On the one hand, it’s just insane–schizophrenia and dementia, perhaps?
But on the other, it’s unfair. Brutally, brutally unfair, and my heart hurts.
But today was her birthday, and Mate and I had planned a shopping trip for ourselves–new bedding, new towels, new silverware–we’re not sure where all the decent spoons have gone, but we blame the kids. So I had made her a shawl and bought her a card, and we stopped at Mr. Pickles for a sandwich, and we drove down to East Sac near Med Center (yes, Jackson’s Med Center) and kept going, watching as a depressed neighborhood that had worked hard to pull itself from its bootstraps sank down into ash-coated dust once more.

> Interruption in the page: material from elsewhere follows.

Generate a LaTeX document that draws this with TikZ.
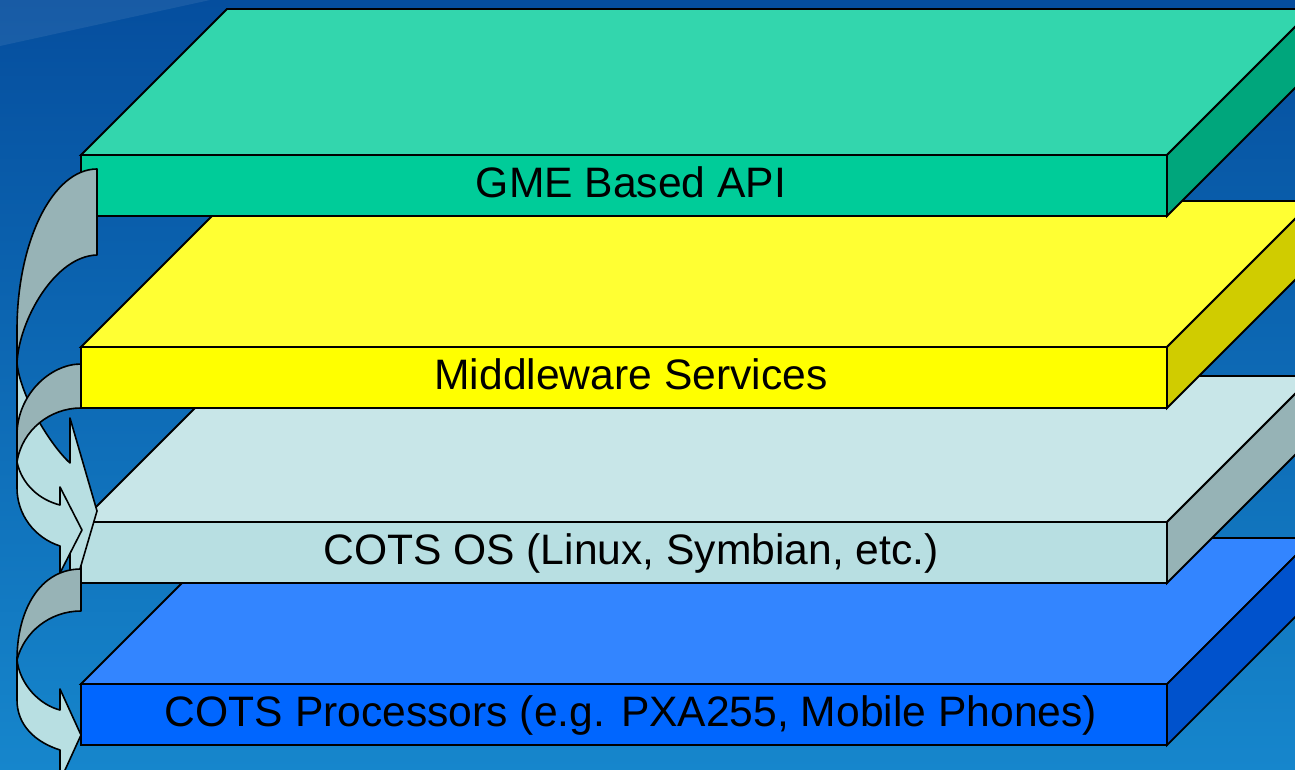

We got to her care home, and I’d girded myself for telling her no hugs, and I could only stay for a moment, and I knew she probably didn’t have a mask and…
See, in the past, when I’d gone to visit, anybody could just walk in or out. But not now. Now they have an attendant at the gate, making sure they don’t get out, because quarantine must be rough for the mentally ill, and they probably have to be meticulous. If one person gets it, that’s it. The entire care center is toast, because nobody there has any sense of boundaries and there is no quarantine if everyone has a roommate.
So I met the attendant at the gate and gave him the sandwich and the gift and told him to tell my mother I love her.
When my grandfather was on his second brain tumor, he used to call for my mother. She was slipping into Alex had been their lost child even when she’d sat right there in front of them.
My children are anxious right now. And sad. And school, which they’d loved, has been ripped away from them. I’ve said it many times before–ZoomBoy was only hanging in there for the performance classes and now we have to hear him sing to his choir teacher over Zoom and my heart breaks a little. Squish has had her own difficulties, and I keep them out of the blog, but they’ve been stressful and worrisome, and everyone who read Crocus knows that Chicken has also had her struggles.
T is doing okay though–although I worry about his asthma almost constantly in the shitty air quality. He carries his inhaler all the time, and he walks to and from the bus stop to work. He makes an effort to see us once every two weeks and I’m always so proud of him when he does.
I don’t know why I dreamed that he was lost to me this afternoon. But I know I woke up screaming and calling his name.
Maybe because the younger two live with me, and I’m sick with worry. And their sister texts me every day, and the worry mounts. Maybe because I want them all together and here, and he’s the one who isn’t the most often. Maybe because I’m so used to worrying about him and I just don’t want him to feel left out.
But I know I can’t imagine being locked inside my mother’s care home, where only crazy people talk to crazy people, and your daughter’s weekly letters featuring random animal pictures and bad pictures of grandchildren who look like strangers are the only real things from the outside.
I’ve been calling my mother’s name in my dreams since I was a very small child. Maybe I called my son’s now because I cannot stand how lost she must be and I know he, at least, is found.